** Begin Supplied material **

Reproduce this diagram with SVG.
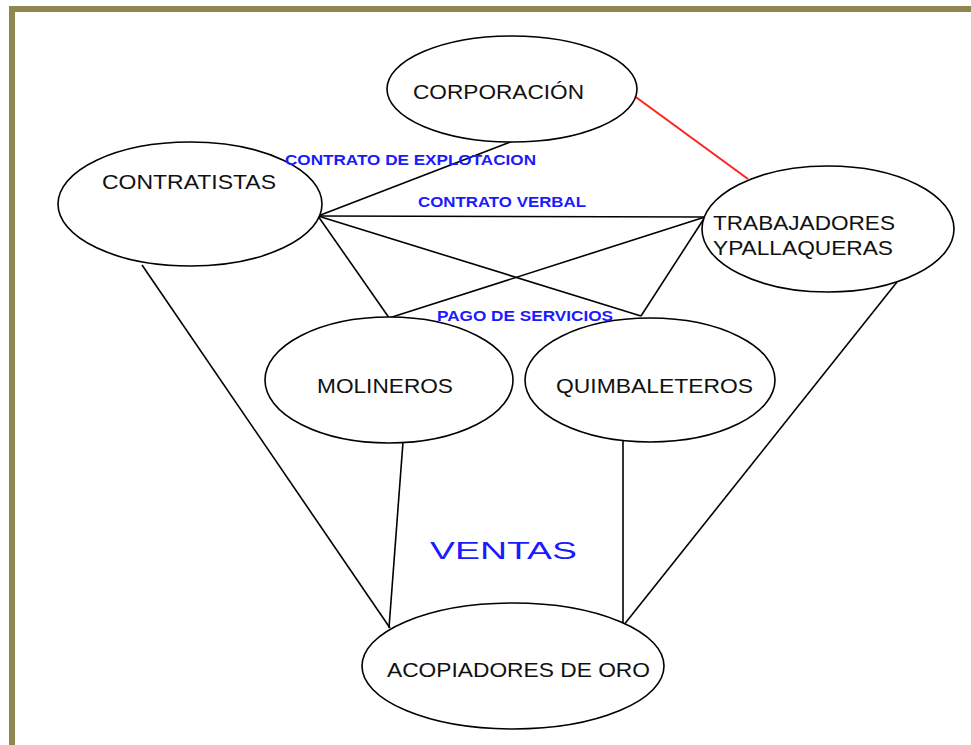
<svg xmlns="http://www.w3.org/2000/svg" width="971" height="745" viewBox="0 0 971 745">
<style>
.node{fill:#fff;stroke:#000;stroke-width:1.6}
.lbl{font-family:"Liberation Sans",Arial,sans-serif;font-size:21px;fill:#111}
.edge{stroke:#000;stroke-width:1.6;fill:none}
.blue{font-family:"Liberation Sans",Arial,sans-serif;font-size:14px;font-weight:bold;fill:#1a1aff}
.frame{stroke:#8f8652;stroke-width:6;fill:none}
</style>
<rect width="971" height="745" fill="#fff"/>
<g id="frame">
<line class="frame" x1="12" y1="6" x2="12" y2="745"/>
<line class="frame" x1="9" y1="9" x2="971" y2="9"/>
</g>
<g id="connectors">
<line class="edge" x1="318" y1="216" x2="513" y2="141"/>
<line class="edge" x1="318" y1="216" x2="705" y2="217"/>
<line class="edge" x1="318" y1="216" x2="392" y2="322"/>
<line class="edge" x1="318" y1="216" x2="641" y2="316"/>
<line class="edge" x1="705" y1="217" x2="389" y2="318"/>
<line class="edge" x1="705" y1="217" x2="641" y2="316"/>
<line class="edge" x1="142" y1="265" x2="390" y2="628"/>
<line class="edge" x1="403" y1="442" x2="389" y2="628"/>
<line class="edge" x1="623" y1="441" x2="623" y2="626"/>
<line class="edge" x1="897" y1="282" x2="623" y2="626"/>
<line x1="633" y1="95" x2="748" y2="179" stroke="#ff2020" stroke-width="2"/>
</g>
<g id="corporacion">
<ellipse class="node" cx="512" cy="89" rx="125" ry="53"/>
<text class="lbl" x="413" y="99" textLength="171" lengthAdjust="spacingAndGlyphs">CORPORACIÓN</text>
</g>
<g id="contratistas">
<ellipse class="node" cx="190" cy="204" rx="132" ry="62"/>
<text class="lbl" x="102" y="189" textLength="174" lengthAdjust="spacingAndGlyphs">CONTRATISTAS</text>
</g>
<g id="trabajadores">
<ellipse class="node" cx="828" cy="229" rx="126" ry="63"/>
<text class="lbl" x="713" y="230" textLength="182" lengthAdjust="spacingAndGlyphs">TRABAJADORES</text>
<text class="lbl" x="713" y="255" textLength="180" lengthAdjust="spacingAndGlyphs">YPALLAQUERAS</text>
</g>
<g id="molineros">
<ellipse class="node" cx="389" cy="380" rx="124" ry="63"/>
<text class="lbl" x="317" y="393" textLength="136" lengthAdjust="spacingAndGlyphs">MOLINEROS</text>
</g>
<g id="quimbaleteros">
<ellipse class="node" cx="650" cy="380" rx="125" ry="62"/>
<text class="lbl" x="556" y="393" textLength="197" lengthAdjust="spacingAndGlyphs">QUIMBALETEROS</text>
</g>
<g id="acopiadores">
<ellipse class="node" cx="513" cy="666" rx="151" ry="63"/>
<text class="lbl" x="387" y="677" textLength="263" lengthAdjust="spacingAndGlyphs">ACOPIADORES DE ORO</text>
</g>
<g id="edge-labels">
<text class="blue" x="285" y="165" textLength="251" lengthAdjust="spacingAndGlyphs">CONTRATO DE EXPLOTACION</text>
<text class="blue" x="418" y="207" textLength="168" lengthAdjust="spacingAndGlyphs">CONTRATO VERBAL</text>
<text class="blue" x="437" y="321" textLength="176" lengthAdjust="spacingAndGlyphs">PAGO DE SERVICIOS</text>
<text x="430" y="559" textLength="147" lengthAdjust="spacingAndGlyphs" style="font-family:'Liberation Sans',Arial,sans-serif;font-size:23px;fill:#1a1aff">VENTAS</text>
</g>
</svg>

** End Supplied material **

**Work required:**
Without the pictures, print the whole listing exactly as given.

**Response below:**
Reproduce this diagram with SVG.
<svg xmlns="http://www.w3.org/2000/svg" width="971" height="745" viewBox="0 0 971 745">
<style>
.node{fill:#fff;stroke:#000;stroke-width:1.6}
.lbl{font-family:"Liberation Sans",Arial,sans-serif;font-size:21px;fill:#111}
.edge{stroke:#000;stroke-width:1.6;fill:none}
.blue{font-family:"Liberation Sans",Arial,sans-serif;font-size:14px;font-weight:bold;fill:#1a1aff}
.frame{stroke:#8f8652;stroke-width:6;fill:none}
</style>
<rect width="971" height="745" fill="#fff"/>
<g id="frame">
<line class="frame" x1="12" y1="6" x2="12" y2="745"/>
<line class="frame" x1="9" y1="9" x2="971" y2="9"/>
</g>
<g id="connectors">
<line class="edge" x1="318" y1="216" x2="513" y2="141"/>
<line class="edge" x1="318" y1="216" x2="705" y2="217"/>
<line class="edge" x1="318" y1="216" x2="392" y2="322"/>
<line class="edge" x1="318" y1="216" x2="641" y2="316"/>
<line class="edge" x1="705" y1="217" x2="389" y2="318"/>
<line class="edge" x1="705" y1="217" x2="641" y2="316"/>
<line class="edge" x1="142" y1="265" x2="390" y2="628"/>
<line class="edge" x1="403" y1="442" x2="389" y2="628"/>
<line class="edge" x1="623" y1="441" x2="623" y2="626"/>
<line class="edge" x1="897" y1="282" x2="623" y2="626"/>
<line x1="633" y1="95" x2="748" y2="179" stroke="#ff2020" stroke-width="2"/>
</g>
<g id="corporacion">
<ellipse class="node" cx="512" cy="89" rx="125" ry="53"/>
<text class="lbl" x="413" y="99" textLength="171" lengthAdjust="spacingAndGlyphs">CORPORACIÓN</text>
</g>
<g id="contratistas">
<ellipse class="node" cx="190" cy="204" rx="132" ry="62"/>
<text class="lbl" x="102" y="189" textLength="174" lengthAdjust="spacingAndGlyphs">CONTRATISTAS</text>
</g>
<g id="trabajadores">
<ellipse class="node" cx="828" cy="229" rx="126" ry="63"/>
<text class="lbl" x="713" y="230" textLength="182" lengthAdjust="spacingAndGlyphs">TRABAJADORES</text>
<text class="lbl" x="713" y="255" textLength="180" lengthAdjust="spacingAndGlyphs">YPALLAQUERAS</text>
</g>
<g id="molineros">
<ellipse class="node" cx="389" cy="380" rx="124" ry="63"/>
<text class="lbl" x="317" y="393" textLength="136" lengthAdjust="spacingAndGlyphs">MOLINEROS</text>
</g>
<g id="quimbaleteros">
<ellipse class="node" cx="650" cy="380" rx="125" ry="62"/>
<text class="lbl" x="556" y="393" textLength="197" lengthAdjust="spacingAndGlyphs">QUIMBALETEROS</text>
</g>
<g id="acopiadores">
<ellipse class="node" cx="513" cy="666" rx="151" ry="63"/>
<text class="lbl" x="387" y="677" textLength="263" lengthAdjust="spacingAndGlyphs">ACOPIADORES DE ORO</text>
</g>
<g id="edge-labels">
<text class="blue" x="285" y="165" textLength="251" lengthAdjust="spacingAndGlyphs">CONTRATO DE EXPLOTACION</text>
<text class="blue" x="418" y="207" textLength="168" lengthAdjust="spacingAndGlyphs">CONTRATO VERBAL</text>
<text class="blue" x="437" y="321" textLength="176" lengthAdjust="spacingAndGlyphs">PAGO DE SERVICIOS</text>
<text x="430" y="559" textLength="147" lengthAdjust="spacingAndGlyphs" style="font-family:'Liberation Sans',Arial,sans-serif;font-size:23px;fill:#1a1aff">VENTAS</text>
</g>
</svg>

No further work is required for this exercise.